Regex also performs this optimization. It adds a significant level of complexity to the matcher. I’ve extracted the optimizations into separate code blocks and commented them so that they don’t clutter the core implementation that much.

ARC #

ARC turned out to be one of the challenging parts to optimize. ARC has a huge impact on performance. And it is very hard to reason about. I had to drop to SIL level to make sure my changes have the desired effect. There is no easy way to do that from Xcode. I hope to make it a topic of one of the upcoming articles.

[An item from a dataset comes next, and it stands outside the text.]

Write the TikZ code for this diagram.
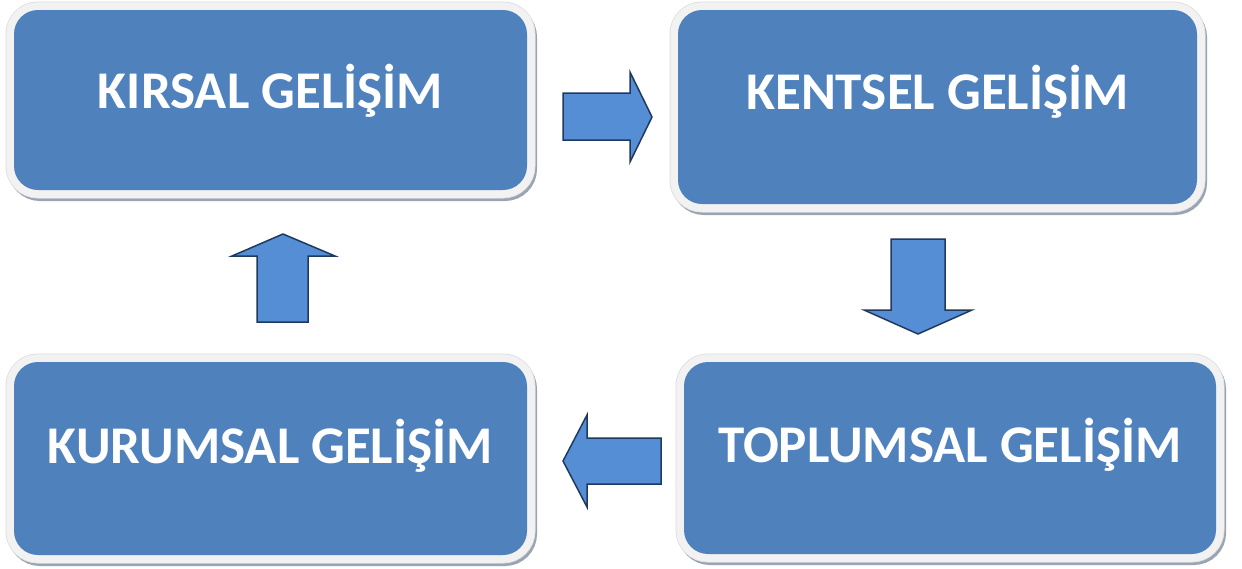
\documentclass[tikz,border=0pt]{standalone}
\usepackage{fontspec}
\setmainfont{Carlito}
\definecolor{boxblue}{HTML}{4F81BD}
\definecolor{framecol}{HTML}{F2F2F2}
\definecolor{frameedge}{HTML}{DCDCDC}
\definecolor{shadowcol}{HTML}{9AA5B4}
\definecolor{arrowfill}{HTML}{558ED5}
\definecolor{arrowedge}{HTML}{1F3A5F}
\begin{document}
\begin{tikzpicture}[x=1pt,y=-1pt,
  stagebox/.style={rectangle, rounded corners=24pt, fill=boxblue, inner sep=0pt,
    preaction={draw=shadowcol, line width=16pt, transform canvas={shift={(2pt,-3pt)}}},
    preaction={draw=frameedge, line width=17pt},
    preaction={draw=framecol, line width=15.5pt}},
  stagetext/.style={text=white, font=\bfseries\fontsize{53}{60}\selectfont, inner sep=0pt},
  blockarrow/.style={fill=arrowfill, draw=arrowedge, line width=1.5pt, line join=miter}]
\useasboundingbox (0,0) rectangle (1242,568);
\fill[white] (0,0) rectangle (1242,568);

\node[stagebox, minimum width=513pt, minimum height=180pt] (b1) at (270.5,100) {};
\node[stagebox, minimum width=519pt, minimum height=194pt] (b2) at (937.5,107) {};
\node[stagebox, minimum width=532pt, minimum height=192pt] (b3) at (950,458) {};
\node[stagebox, minimum width=513pt, minimum height=193pt] (b4) at (270.5,458.5) {};

\node[stagetext] (t1) at ([yshift=9pt]b1.center) {KIRSAL GELİŞİM};
\node[stagetext] (t2) at ([yshift=15pt]b2.center) {KENTSEL GELİŞİM};
\node[stagetext] (t3) at ([yshift=13pt]b3.center) {TOPLUMSAL GELİŞİM};
\node[stagetext] (t4) at ([yshift=13pt]b4.center) {KURUMSAL GELİŞİM};

% right arrow (b1 -> b2)
\draw[blockarrow] (563,93) -- (630,93) -- (630,72) -- (652,117) -- (630,162) -- (630,140) -- (563,140) -- cycle;
% down arrow (b2 -> b3)
\draw[blockarrow] (891,239) -- (945,239) -- (945,310) -- (972,310) -- (918,334) -- (864,310) -- (891,310) -- cycle;
% left arrow (b3 -> b4)
\draw[blockarrow] (661,438) -- (587,438) -- (587,415) -- (563,461) -- (587,507) -- (587,484) -- (661,484) -- cycle;
% up arrow (b4 -> b1)
\draw[blockarrow] (257,322) -- (257,256) -- (232,256) -- (283,234) -- (335,256) -- (308,256) -- (308,322) -- cycle;
\end{tikzpicture}
\end{document}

Xcode screenshot with SIL code

Fortunately, Swift team is working hard on optimizing ARC. There are even more optimizations to come in the future, like SIL ownership model, and potentially more control over memory management on the Swift code level. The current version of the compiler is quite generous in terms of how many retain and release calls it adds throughout your code. I can’t wait to see more improvements in that area.

The End #

That’s all! I hope you enjoyed this series. I’m pretty sure I got at least some of it wrong. If you have any corrections, please feel free to open a pull-request or drop a comment.

References

  1. Microsoft (2018), Backtracking in Regular Expressions, Regular Expression in .NET
  2. ICU, Regular Expressions
  3. OWASP (2017), Regular Expression Denial of Service
  4. Jan Goyvaerts (2003-2019), Regular-Expressions.info
  5. Regular Expression 101 (regex101.com)
  6. The IEEE and The Open Group (2004), The Open Group Base Specifications Issue 6 IEEE Std 1003.1, Part 9, Regular Expressions
  1. To check whether the entire input string matches the regex you normally use Start of String and End of String anchors

  2. Epsilon transitions don’t consume any input characters. We assume that the regex will never produce an NFA with loops which consist solely of epsilon transitions because that would lead to infinite recursion. 

  3. Some regex engines also support possessive quantifiers which, like greedy quantifiers, consume as many characters as possible, but, unlike, greedy or lazy quantifiers, never backtrack. If the match fails, it fails. 

  4. I’m using Python flavor which seems to use a backtracking algorithm similar to the one we implemented in the DFS section. Not every engine explicitly states in the documentation which algorithm it uses. But in general, you can deduce it by running a few experiments and testing running time and the shape of the matches that the engine produces. 

  5. Apart from the tools like lazy and possessive quantifiers, almost every NFA language has some other fail-safe mechanism to deal with backtracking. For example, ICU (which NSRegularExpression) sets the limit to the amount of heap usage. .NET Regex has a huge guide about how to optimize backtracking. They also offer tools like timeouts intervals and even disable backtracking completely. 

  6. Not all regex engines are POSIX compliant, for example, .NET regex engine isn’t 

  7. To prove that, try running the “evil” regex from the backtracking section of the article and select the flavor of regex without backtracking. If you are using regex101.com, that would be either ECMAScript or Golang flavors. They both return the result in a matter of milliseconds even on large inputs.